Aim:
Will you write out the data exactly, excluding every picture?
===============
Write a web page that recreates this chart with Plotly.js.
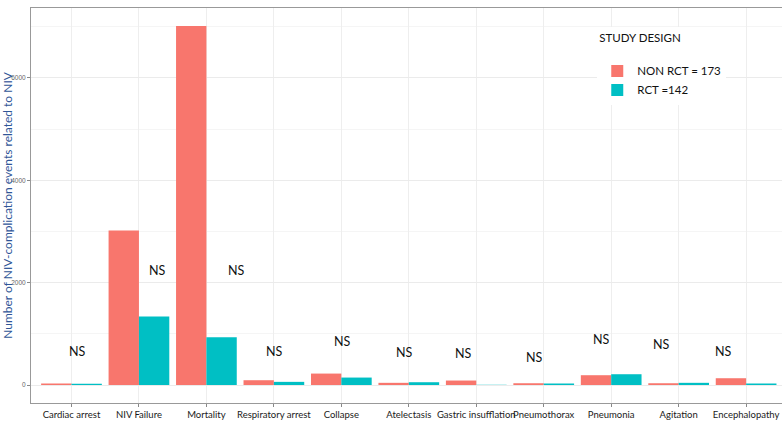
<!DOCTYPE html>
<html>
<head>
<meta charset="utf-8">
<script src="https://cdn.plot.ly/plotly-3.0.1.min.js"></script>
<style>html,body{margin:0;padding:0;background:#fff;}#chart{width:782px;height:428px;}</style>
</head>
<body>
<div id="chart"></div>
<script>
const categories = ["Cardiac arrest","NIV Failure","Mortality","Respiratory arrest","Collapse","Atelectasis","Gastric insufflation","Pneumothorax","Pneumonia","Agitation","Encephalopathy"];
const nonRct = [30, 3020, 7015, 94, 224, 43, 88, 35, 192, 35, 133];
const rct = [25, 1337, 933, 62, 146, 55, 5, 30, 211, 43, 30];
const seriesNames = ["NON RCT = 173", "RCT =142"];
const seriesColors = ["#F8766D", "#00BFC4"];
const nsLabels = ["NS","NS","NS","NS","NS","NS","NS","NS","NS","NS","NS"];
const nsOffset = [0.09, 0.28, 0.44, 0.01, 0.02, -0.06, -0.19, -0.13, -0.14, -0.26, -0.33];
const nsY = [652, 2237, 2237, 652, 847, 626, 607, 534, 894, 797, 652];
const yTicks = [0, 2000, 4000, 6000];

const traces = [
  {type:"bar", name:seriesNames[0], x:categories, y:nonRct, marker:{color:seriesColors[0]}},
  {type:"bar", name:seriesNames[1], x:categories, y:rct, marker:{color:seriesColors[1]}}
];

const annotations = nsLabels.map((t,i)=>({
  x: i + nsOffset[i], y: nsY[i], xref:"x", yref:"y", text:t, showarrow:false,
  font:{family:"Lato", size:12.5, color:"#111"}
}));

const layout = {
  width:782, height:428,
  margin:{l:31, r:0, t:8, b:25},
  paper_bgcolor:"#fff", plot_bgcolor:"#fff",
  font:{family:"Lato", color:"#111"},
  barmode:"group", bargap:0.1, bargroupgap:0,
  showlegend:true,
  legend:{x:0.754, y:0.953, xanchor:"left", yanchor:"top", bgcolor:"#fff",
    title:{text:"STUDY DESIGN<br>&nbsp;", font:{size:11.5, color:"#111"}},
    font:{size:11.5, color:"#111"}, tracegroupgap:2},
  xaxis:{type:"category", range:[-0.6, 10.532], showline:true, mirror:true, linecolor:"#999", linewidth:1,
    ticks:"outside", ticklen:3, tickcolor:"#888", showgrid:true, gridcolor:"#EEEEEE", gridwidth:1,
    tickangle:0, tickfont:{family:"Lato", size:9.5, color:"#1a1a1a"}, fixedrange:true},
  yaxis:{range:[-351, 7366], tickvals:yTicks, ticktext:yTicks.map(String), showline:true, mirror:false,
    linecolor:"#999", linewidth:1, ticks:"outside", ticklen:3, tickcolor:"#888",
    showgrid:true, gridcolor:"#EBEBEB", zeroline:false,
    minor:{tickvals:[1000,3000,5000,7000], showgrid:true, gridcolor:"#F5F5F5", ticks:""},
    tickfont:{family:"Liberation Sans", size:6.5, color:"#666"},
    title:{text:"Number of NIV-complication events related to NIV", standoff:2,
      font:{family:"Lato", size:12, color:"#2F5597"}}},
  annotations: annotations
};

Plotly.newPlot("chart", traces, layout, {displayModeBar:false, staticPlot:true});
</script>
</body>
</html>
===============
Exercise solution:
Write a web page that recreates this chart with Plotly.js.
<!DOCTYPE html>
<html>
<head>
<meta charset="utf-8">
<script src="https://cdn.plot.ly/plotly-3.0.1.min.js"></script>
<style>html,body{margin:0;padding:0;background:#fff;}#chart{width:782px;height:428px;}</style>
</head>
<body>
<div id="chart"></div>
<script>
const categories = ["Cardiac arrest","NIV Failure","Mortality","Respiratory arrest","Collapse","Atelectasis","Gastric insufflation","Pneumothorax","Pneumonia","Agitation","Encephalopathy"];
const nonRct = [30, 3020, 7015, 94, 224, 43, 88, 35, 192, 35, 133];
const rct = [25, 1337, 933, 62, 146, 55, 5, 30, 211, 43, 30];
const seriesNames = ["NON RCT = 173", "RCT =142"];
const seriesColors = ["#F8766D", "#00BFC4"];
const nsLabels = ["NS","NS","NS","NS","NS","NS","NS","NS","NS","NS","NS"];
const nsOffset = [0.09, 0.28, 0.44, 0.01, 0.02, -0.06, -0.19, -0.13, -0.14, -0.26, -0.33];
const nsY = [652, 2237, 2237, 652, 847, 626, 607, 534, 894, 797, 652];
const yTicks = [0, 2000, 4000, 6000];

const traces = [
  {type:"bar", name:seriesNames[0], x:categories, y:nonRct, marker:{color:seriesColors[0]}},
  {type:"bar", name:seriesNames[1], x:categories, y:rct, marker:{color:seriesColors[1]}}
];

const annotations = nsLabels.map((t,i)=>({
  x: i + nsOffset[i], y: nsY[i], xref:"x", yref:"y", text:t, showarrow:false,
  font:{family:"Lato", size:12.5, color:"#111"}
}));

const layout = {
  width:782, height:428,
  margin:{l:31, r:0, t:8, b:25},
  paper_bgcolor:"#fff", plot_bgcolor:"#fff",
  font:{family:"Lato", color:"#111"},
  barmode:"group", bargap:0.1, bargroupgap:0,
  showlegend:true,
  legend:{x:0.754, y:0.953, xanchor:"left", yanchor:"top", bgcolor:"#fff",
    title:{text:"STUDY DESIGN<br>&nbsp;", font:{size:11.5, color:"#111"}},
    font:{size:11.5, color:"#111"}, tracegroupgap:2},
  xaxis:{type:"category", range:[-0.6, 10.532], showline:true, mirror:true, linecolor:"#999", linewidth:1,
    ticks:"outside", ticklen:3, tickcolor:"#888", showgrid:true, gridcolor:"#EEEEEE", gridwidth:1,
    tickangle:0, tickfont:{family:"Lato", size:9.5, color:"#1a1a1a"}, fixedrange:true},
  yaxis:{range:[-351, 7366], tickvals:yTicks, ticktext:yTicks.map(String), showline:true, mirror:false,
    linecolor:"#999", linewidth:1, ticks:"outside", ticklen:3, tickcolor:"#888",
    showgrid:true, gridcolor:"#EBEBEB", zeroline:false,
    minor:{tickvals:[1000,3000,5000,7000], showgrid:true, gridcolor:"#F5F5F5", ticks:""},
    tickfont:{family:"Liberation Sans", size:6.5, color:"#666"},
    title:{text:"Number of NIV-complication events related to NIV", standoff:2,
      font:{family:"Lato", size:12, color:"#2F5597"}}},
  annotations: annotations
};

Plotly.newPlot("chart", traces, layout, {displayModeBar:false, staticPlot:true});
</script>
</body>
</html>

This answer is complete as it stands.